Interpretable AI-driven Guidelines for Type 2 Diabetes Treatment from Observational Data
Journal:
arXiv
Published Date:
Apr 16, 2025
Abstract
Objective: Create precise, structured, data-backed guidelines for type 2
diabetes treatment progression, suitable for clinical adoption.
Research Design and Methods: Our training cohort was composed of patient
(with type 2 diabetes) visits from Boston Medical Center (BMC) from 1998 to
2014. We divide visits into 4 groups based on the patient's treatment regimen
before the visit, and further divide them into subgroups based on the
recommended treatment during the visit. Since each subgroup has observational
data, which has confounding bias (sicker patients are prescribed more
aggressive treatments), we used machine learning and optimization to remove
some datapoints so that the remaining data resembles a randomized trial.

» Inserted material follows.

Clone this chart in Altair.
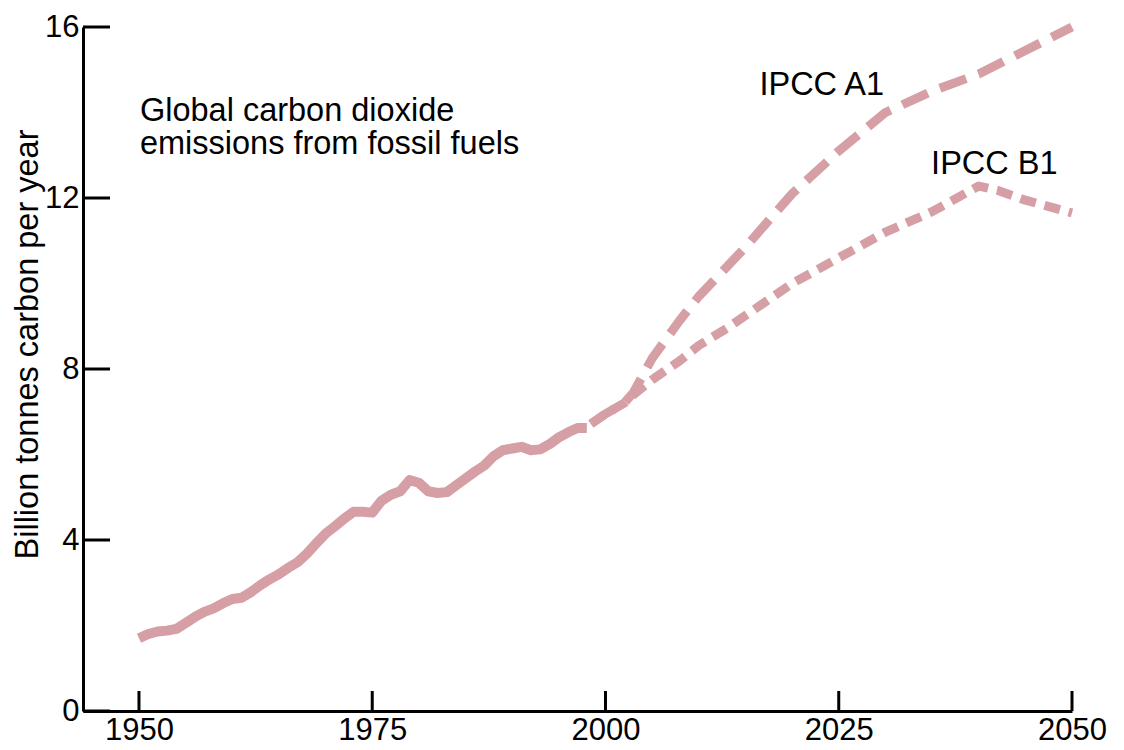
import altair as alt
import pandas as pd

# ---- data ----
hist_years = list(range(1950, 1999))
hist_values = [1.70, 1.80, 1.86, 1.88, 1.92, 2.06, 2.20, 2.32, 2.40, 2.52,
               2.62, 2.65, 2.78, 2.94, 3.08, 3.20, 3.35, 3.48, 3.68, 3.92,
               4.15, 4.32, 4.50, 4.66, 4.66, 4.64, 4.92, 5.06, 5.14, 5.40,
               5.34, 5.14, 5.10, 5.12, 5.28, 5.44, 5.60, 5.74, 5.96, 6.10,
               6.14, 6.18, 6.10, 6.12, 6.24, 6.40, 6.52, 6.62, 6.62]

a1_years = [1998, 2000, 2002, 2003, 2005, 2008, 2010, 2015, 2020, 2025,
            2030, 2035, 2040, 2045, 2050]
a1_values = [6.65, 6.95, 7.20, 7.45, 8.25, 9.15, 9.70, 10.85, 12.10, 13.10,
             14.00, 14.50, 14.90, 15.45, 16.00]

b1_years = [1998, 2000, 2002, 2003, 2005, 2008, 2010, 2013, 2015, 2020,
            2025, 2030, 2035, 2040, 2042, 2045, 2050]
b1_values = [6.65, 6.95, 7.20, 7.40, 7.75, 8.20, 8.55, 8.95, 9.25, 10.00,
             10.60, 11.20, 11.68, 12.28, 12.18, 11.95, 11.65]

x_ticks = [1950, 1975, 2000, 2025, 2050]
y_ticks = [0, 4, 8, 12, 16]

note_lines = ["Global carbon dioxide", "emissions from fossil fuels"]
note_x = [1950.1, 1950.1]
note_y = [13.81, 13.02]

label_text = ["IPCC A1", "IPCC B1"]
label_x = [2016.5, 2034.9]
label_y = [14.42, 12.56]

# ---- styling ----
PINK = "#D59FA5"
FONT = "Liberation Sans"
FS = 31
FS_NOTE = 32.5
FS_TITLE = 32.5
W, H = 989, 684

xscale = alt.Scale(domain=[1944, 2050], nice=False, zero=False)
yscale = alt.Scale(domain=[0, 16], nice=False)

xaxis = alt.Axis(values=x_ticks, format="d", title=None, grid=False,
                 ticks=False, tickSize=0, domainColor="black",
                 domainWidth=3, labelColor="black", labelFont=FONT,
                 labelFontSize=FS, labelPadding=4, labelFlush=False,
                 labelOverlap=False)
yaxis = alt.Axis(values=y_ticks, title="Billion tonnes carbon per year",
                 grid=False, ticks=False, tickSize=0,
                 domainColor="black", domainWidth=3,
                 labelColor="black", labelFont=FONT, labelFontSize=FS,
                 labelPadding=4, labelFlush=False, labelOverlap=False,
                 titleFont=FONT, titleFontSize=FS_TITLE,
                 titleFontWeight="normal", titleColor="black",
                 titleAngle=270, titleX=-56, titleY=317,
                 titleAlign="center", titleBaseline="middle")


def X(field):
    return alt.X(field, scale=xscale, axis=xaxis, title=None)


def Y(field):
    return alt.Y(field, scale=yscale, axis=yaxis,
                 title="Billion tonnes carbon per year")


hist_df = pd.DataFrame({"year": hist_years, "value": hist_values})
a1_df = pd.DataFrame({"year": a1_years, "value": a1_values})
b1_df = pd.DataFrame({"year": b1_years, "value": b1_values})

hist = alt.Chart(hist_df).mark_line(
    color=PINK, strokeWidth=10, strokeCap="butt", strokeJoin="round"
).encode(x=X("year:Q"), y=Y("value:Q"))

a1 = alt.Chart(a1_df).mark_line(
    color=PINK, strokeWidth=9, strokeDash=[28, 13], strokeDashOffset=36,
    strokeCap="butt", strokeJoin="round"
).encode(x=X("year:Q"), y=Y("value:Q"))

b1 = alt.Chart(b1_df).mark_line(
    color=PINK, strokeWidth=9, strokeDash=[16, 9], strokeDashOffset=20,
    strokeCap="butt", strokeJoin="round"
).encode(x=X("year:Q"), y=Y("value:Q"))

ytick_df = pd.DataFrame({"v": y_ticks})
xtick_df = pd.DataFrame({"t": x_ticks})

yticks = alt.Chart(ytick_df).mark_rule(color="black", strokeWidth=3).encode(
    y=Y("v:Q"), x=alt.value(0), x2=alt.value(27),
)
xticks = alt.Chart(xtick_df).mark_rule(color="black", strokeWidth=3).encode(
    x=X("t:Q"), y=alt.value(H), y2=alt.value(H - 20),
)

note_df = pd.DataFrame({"text": note_lines, "x": note_x, "y": note_y})
note = alt.Chart(note_df).mark_text(
    align="left", baseline="alphabetic", font=FONT, fontSize=FS_NOTE,
    color="black"
).encode(x=X("x:Q"), y=Y("y:Q"), text="text:N")

lab_df = pd.DataFrame({"text": label_text, "x": label_x, "y": label_y})
labels = alt.Chart(lab_df).mark_text(
    align="left", baseline="alphabetic", font=FONT, fontSize=FS_NOTE,
    color="black"
).encode(x=X("x:Q"), y=Y("y:Q"), text="text:N")

chart = alt.layer(hist, a1, b1, yticks, xticks, note, labels).properties(
    width=W, height=H,
    autosize=alt.AutoSizeParams(type="none"),
    padding={"left": 75, "top": 19, "right": 44, "bottom": 37},
    background="white",
).configure_view(stroke=None)

chart.save("out.html", embed_options={"renderer": "svg", "actions": False})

On
each subgroup, we train AI-backed tree-based models to prescribe treatment
changes. Once we train these tree models, we manually combine the models for
every group to create an end-to-end prescription pipeline for all patients in
that group. In this process, we prioritize stepping up to a more aggressive
treatment before considering less aggressive options. We tested this pipeline
on unseen data from BMC, and an external dataset from Hartford healthcare (type
2 diabetes patient visits from January 2020 to May 2024).
Results: The median HbA1c reduction achieved by our pipelines is 0.26% more
than what the doctors achieved on the unseen BMC patients. For the Hartford
cohort, our pipelines were better by 0.13%.
Conclusions: This precise, interpretable, and efficient AI-backed approach to
treatment progression in type 2 diabetes is predicted to outperform the current
practice and can be deployed to improve patient outcomes.